È indubbio che gli studi teologici sono causa di incomprensioni e, talvolta, di “scomuniche” preventive, laddove invece dovrebbero contribuire all’approfondimento della Parola di Dio per una maggiore comprensione del mistero dell’incarnazione del Cristo, del suo messaggio di salvezza, talvolta annacquato in senso troppo umano oppure spiritualizzato al punto di renderlo distante dalla concreta realtà dell’uomo. La Pontificia Commissione Biblica col documento “L’interpretazione della Bibbia nella Chiesa” del 1993 ha ben chiarito che “l’esegesi cattolica deve […] mantenere la sua identità di disciplina teologica, il cui scopo principale è l’approfondimento della fede.
Questo non significa un minore impegno nella ricerca scientifica più rigorosa, né la deformazione dei metodi a causa di preoccupazioni apologetiche. Ogni settore della ricerca (critica testuale, studi linguistici, analisi letterarie, ecc.) ha le sue proprie regole, che deve seguire in piena autonomia. Ma nessuna di queste specialità è fine a se stessa.
Nell’organizzazione d’insieme del compito esegetico, l’orientamento verso lo scopo principale deve restare effettivo e fare evitare dispersioni di energie. L’esegesi cattolica non ha il diritto di somigliare a un corso d’acqua che si perde nelle sabbie di un’analisi ipercritica.
Adempie, nella Chiesa e nel mondo, una funzione vitale: quella di contribuire a una trasmissione più autentica del contenuto della Scrittura ispirata”.Tuttavia, se occorre conservarne l’unitarietà, è altresì indubbio partire dal presupposto che “l’interpretazione deve necessariamente essere pluralistica.

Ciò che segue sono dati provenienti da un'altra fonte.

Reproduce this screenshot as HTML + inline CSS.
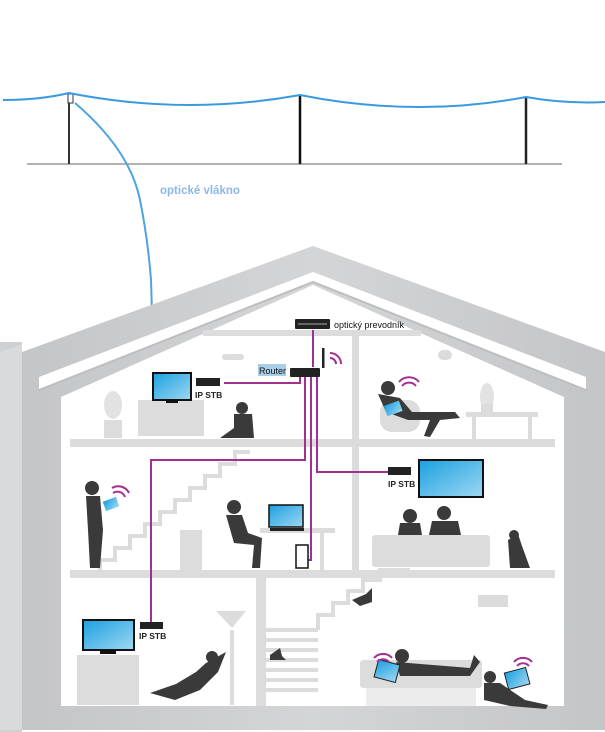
<!DOCTYPE html>
<html><head><meta charset="utf-8"><style>html,body{margin:0;padding:0;background:#fff}svg{display:block}</style></head>
<body>
<svg width="605" height="732" viewBox="0 0 605 732" xmlns="http://www.w3.org/2000/svg" font-family="Liberation Sans, sans-serif">
<defs>
<linearGradient id="scr" x1="0" y1="0" x2="1" y2="1"><stop offset="0" stop-color="#1aa0e0"/><stop offset="1" stop-color="#9fd8f2"/></linearGradient>
<linearGradient id="wall" x1="0" y1="0" x2="1" y2="0"><stop offset="0" stop-color="#c4c5c7"/><stop offset="0.5" stop-color="#d4d5d6"/><stop offset="1" stop-color="#c4c5c7"/></linearGradient>
</defs>
<!-- poles -->
<line x1="27" y1="164" x2="562" y2="164" stroke="#999" stroke-width="1.5"/>
<line x1="69" y1="94" x2="69" y2="164" stroke="#333" stroke-width="2"/>
<line x1="300" y1="95" x2="300" y2="164" stroke="#111" stroke-width="2.5"/>
<line x1="526" y1="97" x2="526" y2="164" stroke="#222" stroke-width="2.5"/>
<rect x="68" y="94" width="5" height="9" fill="#fff" stroke="#333" stroke-width="1"/>
<path d="M3 100 Q40 100 69 93 Q185 116 300 95 Q415 118 526 97 Q565 104 605 102" fill="none" stroke="#3a9ae0" stroke-width="2"/>
<path d="M75 103 Q130 150 140 200 Q148 240 151 280 L153 346 L313 287 L313 320" fill="none" stroke="#4ea3e2" stroke-width="2"/>
<text x="160" y="194" font-size="11.5" fill="#8bb8e8" font-weight="bold">optické vlákno</text>
<!-- house -->
<rect x="0" y="342" width="22" height="390" fill="#cfd0d2"/>
<path d="M22 352 L313 246 L605 352 L605 730 L22 730 Z" fill="url(#wall)"/>
<path d="M0 352 L22 344 L22 730 L0 730Z" fill="#d9dadb"/>
<path d="M61 397 L313 285 L564 397 L564 706 L61 706 Z" fill="#fff"/>
<path d="M39 377 L313 272 L586 377 L586 390 L313 282 L39 390 Z" fill="#fff"/>
<path d="M39 390 L313 282 L586 390" fill="none" stroke="#bdbebf" stroke-width="2"/>
<!-- structure -->
<rect x="70" y="439" width="485" height="8" fill="#dcdcdc"/>
<rect x="70" y="570" width="485" height="8" fill="#dcdcdc"/>
<rect x="203" y="330" width="218" height="6" fill="#dcdcdc"/>
<rect x="352" y="330" width="7" height="240" fill="#dcdcdc"/>
<rect x="256" y="578" width="10" height="128" fill="#dcdcdc"/>
<!-- stairs middle -->
<path d="M100 570 L100 560 L115 560 L115 548 L130 548 L130 536 L145 536 L145 524 L160 524 L160 512 L175 512 L175 500 L190 500 L190 488 L205 488 L205 476 L220 476 L220 464 L235 464 L235 452 L250 452" fill="none" stroke="#dcdcdc" stroke-width="4"/>
<!-- stairs bottom -->
<path d="M266 680 H318 M266 690 H318 M266 670 H318 M266 660 H318 M266 650 H318 M266 640 H318 M266 630 H318" stroke="#dcdcdc" stroke-width="4"/>
<path d="M318 630 L318 615 L333 615 L333 603 L348 603 L348 591 L363 591 L363 580 L380 580 L380 570 L410 570" fill="none" stroke="#dcdcdc" stroke-width="4"/>
<!-- furniture -->
<rect x="138" y="400" width="66" height="36" fill="#dcdcdc"/>
<rect x="466" y="412" width="72" height="5" fill="#dcdcdc"/><rect x="472" y="417" width="4" height="22" fill="#dcdcdc"/><rect x="528" y="417" width="4" height="22" fill="#dcdcdc"/>
<rect x="104" y="420" width="18" height="18" fill="#dcdcdc"/><ellipse cx="113" cy="405" rx="9" ry="14" fill="#e2e2e2"/>
<ellipse cx="487" cy="397" rx="7" ry="14" fill="#e2e2e2"/><rect x="481" y="404" width="12" height="8" fill="#dcdcdc"/>
<rect x="222" y="354" width="22" height="6" rx="3" fill="#dcdcdc"/><rect x="438" y="350" width="14" height="10" rx="5" fill="#dcdcdc"/>
<rect x="372" y="535" width="118" height="32" rx="3" fill="#dcdcdc"/>
<rect x="180" y="530" width="22" height="40" fill="#dcdcdc"/>
<rect x="260" y="528" width="75" height="5" fill="#dcdcdc"/><rect x="320" y="533" width="4" height="37" fill="#dcdcdc"/>
<rect x="77" y="655" width="62" height="50" fill="#dcdcdc"/>
<rect x="230" y="630" width="4" height="75" fill="#dcdcdc"/><path d="M216 611 L246 611 L232 628Z" fill="#dcdcdc"/>
<rect x="360" y="660" width="122" height="28" rx="3" fill="#dcdcdc"/><rect x="366" y="688" width="110" height="18" fill="#ececec"/>
<rect x="478" y="595" width="30" height="12" fill="#dcdcdc"/>
<rect x="380" y="400" width="40" height="32" rx="12" fill="#dcdcdc"/>
<!-- people silhouettes -->
<g fill="#3a3a3a">
<circle cx="242" cy="408" r="6"/><path d="M234 414 L252 414 L254 438 L220 438 L234 428Z"/>
<circle cx="388" cy="388" r="7"/><path d="M378 394 L400 398 L412 412 L455 412 L460 418 L440 420 L430 437 L424 436 L430 420 L408 420 L386 412Z"/>
<circle cx="92" cy="488" r="7"/><path d="M86 496 L100 496 L103 530 L100 568 L90 568 L88 530Z"/>
<circle cx="234" cy="507" r="7"/><path d="M226 515 L242 515 L248 533 L262 538 L260 568 L252 568 L254 545 L234 543 Z"/>
<circle cx="410" cy="516" r="7"/><path d="M400 523 L420 523 L422 535 L398 535Z"/>
<circle cx="444" cy="513" r="7"/><path d="M432 521 L458 521 L461 535 L429 535Z"/>
<path d="M508 540 L518 534 L522 546 L530 568 L510 568 Z"/><circle cx="514" cy="535" r="5"/>
<circle cx="212" cy="657" r="6"/><path d="M206 663 L226 652 L218 672 L200 690 L175 700 L150 693 L176 684 L196 672Z"/>
<circle cx="402" cy="656" r="7"/><path d="M396 662 L470 668 L474 655 L480 662 L470 676 L400 676Z"/>
<circle cx="490" cy="677" r="6"/><path d="M484 683 L500 683 L525 700 L548 705 L546 709 L510 706 L484 700Z"/>
<path d="M352 600 L366 594 L372 588 L372 602 L360 606Z"/>
<path d="M270 655 L280 648 L282 656 L286 660 L270 660Z"/>
</g>
<!-- wires -->
<g fill="none" stroke="#a23090" stroke-width="2">
<path d="M313 330 L313 367"/>
<path d="M300 376 L300 383 L224 383"/>
<path d="M305 376 L305 460 L151 460 L151 626"/>
<path d="M311 376 L311 560 L306 560"/>
<path d="M317 376 L317 472 L388 472"/>
</g>
<!-- devices -->
<rect x="295" y="319" width="35" height="10" rx="1" fill="#222"/><rect x="298" y="323" width="29" height="2" fill="#666"/>
<text x="334" y="328" font-size="9" fill="#111">optický prevodník</text>
<rect x="258" y="364" width="28" height="12" fill="#a9cfe8"/>
<text x="259" y="374" font-size="9" fill="#111">Router</text>
<rect x="290" y="368" width="30" height="9" rx="1" fill="#222"/><rect x="322" y="348" width="2.5" height="20" fill="#222"/>
<g fill="none" stroke="#a23090" stroke-width="2"><path d="M330 358 a6 6 0 0 1 6 6"/><path d="M330 353 a11 11 0 0 1 11 11"/></g>
<rect x="153" y="373" width="38" height="27" fill="url(#scr)" stroke="#111" stroke-width="2"/><rect x="166" y="400" width="12" height="3" fill="#111"/>
<rect x="196" y="378" width="24" height="8" fill="#222"/>
<text x="195" y="398" font-size="8.5" font-weight="bold" fill="#222">IP STB</text>
<rect x="388" y="467" width="23" height="8" fill="#222"/>
<text x="388" y="487" font-size="8.5" font-weight="bold" fill="#222">IP STB</text>
<rect x="419" y="460" width="64" height="37" fill="url(#scr)" stroke="#111" stroke-width="2"/>
<rect x="269" y="505" width="34" height="22" fill="url(#scr)" stroke="#111" stroke-width="1.5"/><rect x="270" y="528" width="34" height="3" fill="#222"/>
<rect x="296" y="545" width="12" height="23" fill="#fff" stroke="#111" stroke-width="1.5"/>
<rect x="140" y="622" width="23" height="7" fill="#222"/>
<text x="139" y="639" font-size="8.5" font-weight="bold" fill="#222">IP STB</text>
<rect x="83" y="620" width="51" height="30" fill="url(#scr)" stroke="#111" stroke-width="2"/><rect x="100" y="650" width="16" height="4" fill="#111"/>
<rect x="385" y="403" width="16" height="11" fill="url(#scr)" transform="rotate(-20 393 408)"/>
<rect x="104" y="499" width="14" height="10" fill="url(#scr)" transform="rotate(-20 111 504)"/>
<rect x="376" y="662" width="22" height="18" fill="url(#scr)" stroke="#222" transform="rotate(15 387 671)"/>
<rect x="506" y="670" width="22" height="17" fill="url(#scr)" stroke="#222" transform="rotate(-15 517 678)"/>
<g fill="none" stroke="#a23090" stroke-width="2">
<path d="M402 386 a9 9 0 0 1 14 0"/><path d="M399 382 a13 13 0 0 1 20 0"/>
<path d="M113 493 a8 8 0 0 1 12 4"/><path d="M112 488 a12 12 0 0 1 17 5"/>
<path d="M377 662 a8 8 0 0 1 12 0"/><path d="M374 658 a12 12 0 0 1 18 0"/>
<path d="M517 666 a8 8 0 0 1 12 0"/><path d="M514 662 a12 12 0 0 1 18 0"/>
</g>
</svg>
</body></html>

Nessuna interpretazione particolare può esaurire il significato dell’insieme, che è una sinfonia a più voci. L’interpretazione di un testo particolare deve quindi evitare di essere esclusiva”. Nessuno ha quindi il monopolio dell’interpretazione, che abbisogna di contributi umili e generosi, evitando di incorrere nella tentazione di stabilire che vi sia come una sorta di dogma interpretativo. Ciò detto, non possiamo non sottolineare, ad esempio, il pensiero di santa Caterina da Siena, secondo la quale l’Esegeta per eccellenza è Cristo: più siamo uniti a Cristo più conosciamo in profondità la Sacra Scrittura.
Quindi, in sintesi, se non possiamo fare a meno degli studi biblici, dobbiamo in ogni caso sottolineare che il senso profondo delle S. Scritture è rivelato dal Signore alle coscienze.
Lo Spirito Santo illumina gli ultimi, coloro che mancano di scienza umana, ma non di sapienza secondo Dio. Fa riflettere la circostanza che la Vergine Maria si sia rivelata a gente umile, mai ai sapienti della terra. In loro c’è spesso supponenza, distinguo, esercizio di lana caprina, mentre negli umili c’è accoglienza incondizionata e fede limpida. E la differenza, forse, sta tutta qui.